━━━ COLLECTED DATA ━━━
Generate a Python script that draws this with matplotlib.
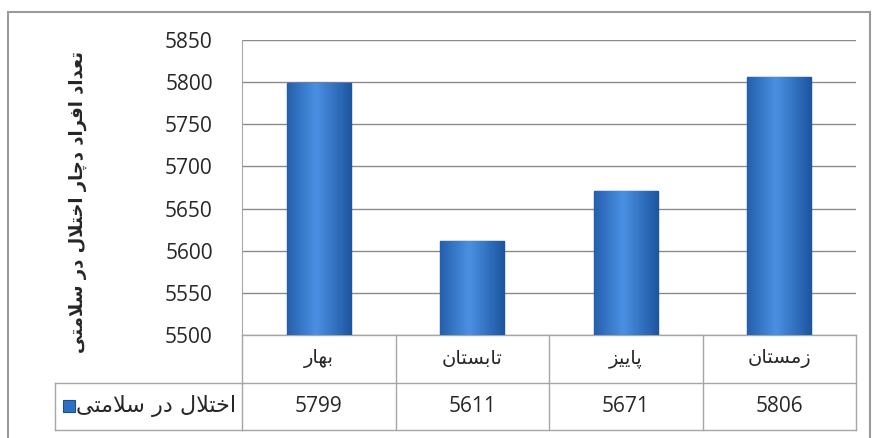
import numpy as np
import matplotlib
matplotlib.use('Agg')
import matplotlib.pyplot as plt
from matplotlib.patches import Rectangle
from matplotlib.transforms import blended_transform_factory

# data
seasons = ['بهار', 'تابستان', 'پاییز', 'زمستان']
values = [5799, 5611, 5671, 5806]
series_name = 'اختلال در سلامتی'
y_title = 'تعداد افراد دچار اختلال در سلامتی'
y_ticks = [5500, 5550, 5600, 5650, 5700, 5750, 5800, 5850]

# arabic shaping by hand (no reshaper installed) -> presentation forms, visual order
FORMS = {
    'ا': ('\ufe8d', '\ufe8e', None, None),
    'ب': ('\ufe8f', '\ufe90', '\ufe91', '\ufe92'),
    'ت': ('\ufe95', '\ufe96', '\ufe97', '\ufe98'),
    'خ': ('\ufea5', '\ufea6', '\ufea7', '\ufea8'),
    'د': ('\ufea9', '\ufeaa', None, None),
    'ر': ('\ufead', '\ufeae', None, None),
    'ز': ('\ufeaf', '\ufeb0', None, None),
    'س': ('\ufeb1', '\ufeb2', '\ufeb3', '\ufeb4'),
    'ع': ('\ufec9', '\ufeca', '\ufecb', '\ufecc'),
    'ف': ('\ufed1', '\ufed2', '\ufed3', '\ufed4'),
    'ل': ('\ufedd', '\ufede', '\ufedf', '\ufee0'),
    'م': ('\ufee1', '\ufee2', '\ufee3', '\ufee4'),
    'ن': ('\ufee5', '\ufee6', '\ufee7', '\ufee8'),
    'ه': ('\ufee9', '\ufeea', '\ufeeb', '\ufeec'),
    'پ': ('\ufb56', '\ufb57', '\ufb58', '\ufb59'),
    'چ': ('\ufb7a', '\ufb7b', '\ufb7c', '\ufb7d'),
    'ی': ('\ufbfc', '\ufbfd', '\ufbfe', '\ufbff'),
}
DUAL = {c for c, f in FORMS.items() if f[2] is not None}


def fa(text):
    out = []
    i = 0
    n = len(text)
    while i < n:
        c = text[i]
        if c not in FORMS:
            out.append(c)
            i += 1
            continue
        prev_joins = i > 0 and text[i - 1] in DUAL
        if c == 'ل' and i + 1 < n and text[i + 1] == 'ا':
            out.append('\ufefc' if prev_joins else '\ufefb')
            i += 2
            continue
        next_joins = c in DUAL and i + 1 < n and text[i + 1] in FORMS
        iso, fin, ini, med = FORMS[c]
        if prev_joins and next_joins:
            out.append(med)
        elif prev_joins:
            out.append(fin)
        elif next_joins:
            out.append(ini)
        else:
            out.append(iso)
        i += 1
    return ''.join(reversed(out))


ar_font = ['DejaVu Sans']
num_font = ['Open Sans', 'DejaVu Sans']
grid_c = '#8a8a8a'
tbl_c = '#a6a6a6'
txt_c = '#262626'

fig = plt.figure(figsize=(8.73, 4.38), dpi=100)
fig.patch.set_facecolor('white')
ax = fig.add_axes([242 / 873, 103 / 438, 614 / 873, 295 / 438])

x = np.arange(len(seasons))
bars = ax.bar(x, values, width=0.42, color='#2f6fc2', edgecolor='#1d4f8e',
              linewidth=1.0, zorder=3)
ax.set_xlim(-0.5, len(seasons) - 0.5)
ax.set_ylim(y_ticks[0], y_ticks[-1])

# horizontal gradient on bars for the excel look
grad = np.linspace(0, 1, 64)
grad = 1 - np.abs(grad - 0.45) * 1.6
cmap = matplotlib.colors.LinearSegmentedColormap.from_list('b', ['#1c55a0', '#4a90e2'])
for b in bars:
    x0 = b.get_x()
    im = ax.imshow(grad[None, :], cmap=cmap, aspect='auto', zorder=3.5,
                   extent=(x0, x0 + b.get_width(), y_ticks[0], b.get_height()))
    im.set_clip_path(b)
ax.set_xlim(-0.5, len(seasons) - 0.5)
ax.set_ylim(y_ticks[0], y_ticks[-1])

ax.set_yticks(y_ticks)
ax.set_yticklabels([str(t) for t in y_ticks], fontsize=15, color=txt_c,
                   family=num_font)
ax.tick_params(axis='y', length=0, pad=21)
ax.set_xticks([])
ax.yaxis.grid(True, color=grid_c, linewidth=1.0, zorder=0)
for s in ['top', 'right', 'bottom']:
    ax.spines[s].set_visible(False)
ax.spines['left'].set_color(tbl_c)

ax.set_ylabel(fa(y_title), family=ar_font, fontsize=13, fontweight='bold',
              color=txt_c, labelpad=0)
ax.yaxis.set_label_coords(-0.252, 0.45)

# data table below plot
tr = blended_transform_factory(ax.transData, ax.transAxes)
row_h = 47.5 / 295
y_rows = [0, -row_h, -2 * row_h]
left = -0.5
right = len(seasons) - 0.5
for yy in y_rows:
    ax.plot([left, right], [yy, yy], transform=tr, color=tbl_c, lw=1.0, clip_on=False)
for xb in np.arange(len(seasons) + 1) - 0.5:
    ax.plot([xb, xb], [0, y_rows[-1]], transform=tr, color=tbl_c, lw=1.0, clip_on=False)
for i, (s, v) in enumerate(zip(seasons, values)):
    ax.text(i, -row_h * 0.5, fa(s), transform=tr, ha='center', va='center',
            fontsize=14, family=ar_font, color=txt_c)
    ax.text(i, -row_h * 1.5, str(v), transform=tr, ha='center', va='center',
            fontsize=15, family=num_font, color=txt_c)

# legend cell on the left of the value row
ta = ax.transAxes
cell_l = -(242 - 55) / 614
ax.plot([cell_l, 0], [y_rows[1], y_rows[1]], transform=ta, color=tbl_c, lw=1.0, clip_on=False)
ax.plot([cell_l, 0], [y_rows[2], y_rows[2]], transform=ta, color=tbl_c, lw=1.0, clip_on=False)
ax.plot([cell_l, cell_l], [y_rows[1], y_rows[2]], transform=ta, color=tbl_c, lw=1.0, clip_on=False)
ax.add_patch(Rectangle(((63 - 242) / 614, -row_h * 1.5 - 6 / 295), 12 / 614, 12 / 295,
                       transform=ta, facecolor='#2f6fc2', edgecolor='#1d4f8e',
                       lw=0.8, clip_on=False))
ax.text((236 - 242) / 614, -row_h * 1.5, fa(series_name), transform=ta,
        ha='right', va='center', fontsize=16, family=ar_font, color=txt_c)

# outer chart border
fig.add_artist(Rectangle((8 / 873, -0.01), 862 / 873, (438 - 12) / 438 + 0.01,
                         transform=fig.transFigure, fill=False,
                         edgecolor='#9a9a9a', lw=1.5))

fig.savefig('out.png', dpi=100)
━━━
Copy the material shown above in full and exactly. Skip the pictures.

Generate a Python script that draws this with matplotlib.
import numpy as np
import matplotlib
matplotlib.use('Agg')
import matplotlib.pyplot as plt
from matplotlib.patches import Rectangle
from matplotlib.transforms import blended_transform_factory

# data
seasons = ['بهار', 'تابستان', 'پاییز', 'زمستان']
values = [5799, 5611, 5671, 5806]
series_name = 'اختلال در سلامتی'
y_title = 'تعداد افراد دچار اختلال در سلامتی'
y_ticks = [5500, 5550, 5600, 5650, 5700, 5750, 5800, 5850]

# arabic shaping by hand (no reshaper installed) -> presentation forms, visual order
FORMS = {
    'ا': ('\ufe8d', '\ufe8e', None, None),
    'ب': ('\ufe8f', '\ufe90', '\ufe91', '\ufe92'),
    'ت': ('\ufe95', '\ufe96', '\ufe97', '\ufe98'),
    'خ': ('\ufea5', '\ufea6', '\ufea7', '\ufea8'),
    'د': ('\ufea9', '\ufeaa', None, None),
    'ر': ('\ufead', '\ufeae', None, None),
    'ز': ('\ufeaf', '\ufeb0', None, None),
    'س': ('\ufeb1', '\ufeb2', '\ufeb3', '\ufeb4'),
    'ع': ('\ufec9', '\ufeca', '\ufecb', '\ufecc'),
    'ف': ('\ufed1', '\ufed2', '\ufed3', '\ufed4'),
    'ل': ('\ufedd', '\ufede', '\ufedf', '\ufee0'),
    'م': ('\ufee1', '\ufee2', '\ufee3', '\ufee4'),
    'ن': ('\ufee5', '\ufee6', '\ufee7', '\ufee8'),
    'ه': ('\ufee9', '\ufeea', '\ufeeb', '\ufeec'),
    'پ': ('\ufb56', '\ufb57', '\ufb58', '\ufb59'),
    'چ': ('\ufb7a', '\ufb7b', '\ufb7c', '\ufb7d'),
    'ی': ('\ufbfc', '\ufbfd', '\ufbfe', '\ufbff'),
}
DUAL = {c for c, f in FORMS.items() if f[2] is not None}


def fa(text):
    out = []
    i = 0
    n = len(text)
    while i < n:
        c = text[i]
        if c not in FORMS:
            out.append(c)
            i += 1
            continue
        prev_joins = i > 0 and text[i - 1] in DUAL
        if c == 'ل' and i + 1 < n and text[i + 1] == 'ا':
            out.append('\ufefc' if prev_joins else '\ufefb')
            i += 2
            continue
        next_joins = c in DUAL and i + 1 < n and text[i + 1] in FORMS
        iso, fin, ini, med = FORMS[c]
        if prev_joins and next_joins:
            out.append(med)
        elif prev_joins:
            out.append(fin)
        elif next_joins:
            out.append(ini)
        else:
            out.append(iso)
        i += 1
    return ''.join(reversed(out))


ar_font = ['DejaVu Sans']
num_font = ['Open Sans', 'DejaVu Sans']
grid_c = '#8a8a8a'
tbl_c = '#a6a6a6'
txt_c = '#262626'

fig = plt.figure(figsize=(8.73, 4.38), dpi=100)
fig.patch.set_facecolor('white')
ax = fig.add_axes([242 / 873, 103 / 438, 614 / 873, 295 / 438])

x = np.arange(len(seasons))
bars = ax.bar(x, values, width=0.42, color='#2f6fc2', edgecolor='#1d4f8e',
              linewidth=1.0, zorder=3)
ax.set_xlim(-0.5, len(seasons) - 0.5)
ax.set_ylim(y_ticks[0], y_ticks[-1])

# horizontal gradient on bars for the excel look
grad = np.linspace(0, 1, 64)
grad = 1 - np.abs(grad - 0.45) * 1.6
cmap = matplotlib.colors.LinearSegmentedColormap.from_list('b', ['#1c55a0', '#4a90e2'])
for b in bars:
    x0 = b.get_x()
    im = ax.imshow(grad[None, :], cmap=cmap, aspect='auto', zorder=3.5,
                   extent=(x0, x0 + b.get_width(), y_ticks[0], b.get_height()))
    im.set_clip_path(b)
ax.set_xlim(-0.5, len(seasons) - 0.5)
ax.set_ylim(y_ticks[0], y_ticks[-1])

ax.set_yticks(y_ticks)
ax.set_yticklabels([str(t) for t in y_ticks], fontsize=15, color=txt_c,
                   family=num_font)
ax.tick_params(axis='y', length=0, pad=21)
ax.set_xticks([])
ax.yaxis.grid(True, color=grid_c, linewidth=1.0, zorder=0)
for s in ['top', 'right', 'bottom']:
    ax.spines[s].set_visible(False)
ax.spines['left'].set_color(tbl_c)

ax.set_ylabel(fa(y_title), family=ar_font, fontsize=13, fontweight='bold',
              color=txt_c, labelpad=0)
ax.yaxis.set_label_coords(-0.252, 0.45)

# data table below plot
tr = blended_transform_factory(ax.transData, ax.transAxes)
row_h = 47.5 / 295
y_rows = [0, -row_h, -2 * row_h]
left = -0.5
right = len(seasons) - 0.5
for yy in y_rows:
    ax.plot([left, right], [yy, yy], transform=tr, color=tbl_c, lw=1.0, clip_on=False)
for xb in np.arange(len(seasons) + 1) - 0.5:
    ax.plot([xb, xb], [0, y_rows[-1]], transform=tr, color=tbl_c, lw=1.0, clip_on=False)
for i, (s, v) in enumerate(zip(seasons, values)):
    ax.text(i, -row_h * 0.5, fa(s), transform=tr, ha='center', va='center',
            fontsize=14, family=ar_font, color=txt_c)
    ax.text(i, -row_h * 1.5, str(v), transform=tr, ha='center', va='center',
            fontsize=15, family=num_font, color=txt_c)

# legend cell on the left of the value row
ta = ax.transAxes
cell_l = -(242 - 55) / 614
ax.plot([cell_l, 0], [y_rows[1], y_rows[1]], transform=ta, color=tbl_c, lw=1.0, clip_on=False)
ax.plot([cell_l, 0], [y_rows[2], y_rows[2]], transform=ta, color=tbl_c, lw=1.0, clip_on=False)
ax.plot([cell_l, cell_l], [y_rows[1], y_rows[2]], transform=ta, color=tbl_c, lw=1.0, clip_on=False)
ax.add_patch(Rectangle(((63 - 242) / 614, -row_h * 1.5 - 6 / 295), 12 / 614, 12 / 295,
                       transform=ta, facecolor='#2f6fc2', edgecolor='#1d4f8e',
                       lw=0.8, clip_on=False))
ax.text((236 - 242) / 614, -row_h * 1.5, fa(series_name), transform=ta,
        ha='right', va='center', fontsize=16, family=ar_font, color=txt_c)

# outer chart border
fig.add_artist(Rectangle((8 / 873, -0.01), 862 / 873, (438 - 12) / 438 + 0.01,
                         transform=fig.transFigure, fill=False,
                         edgecolor='#9a9a9a', lw=1.5))

fig.savefig('out.png', dpi=100)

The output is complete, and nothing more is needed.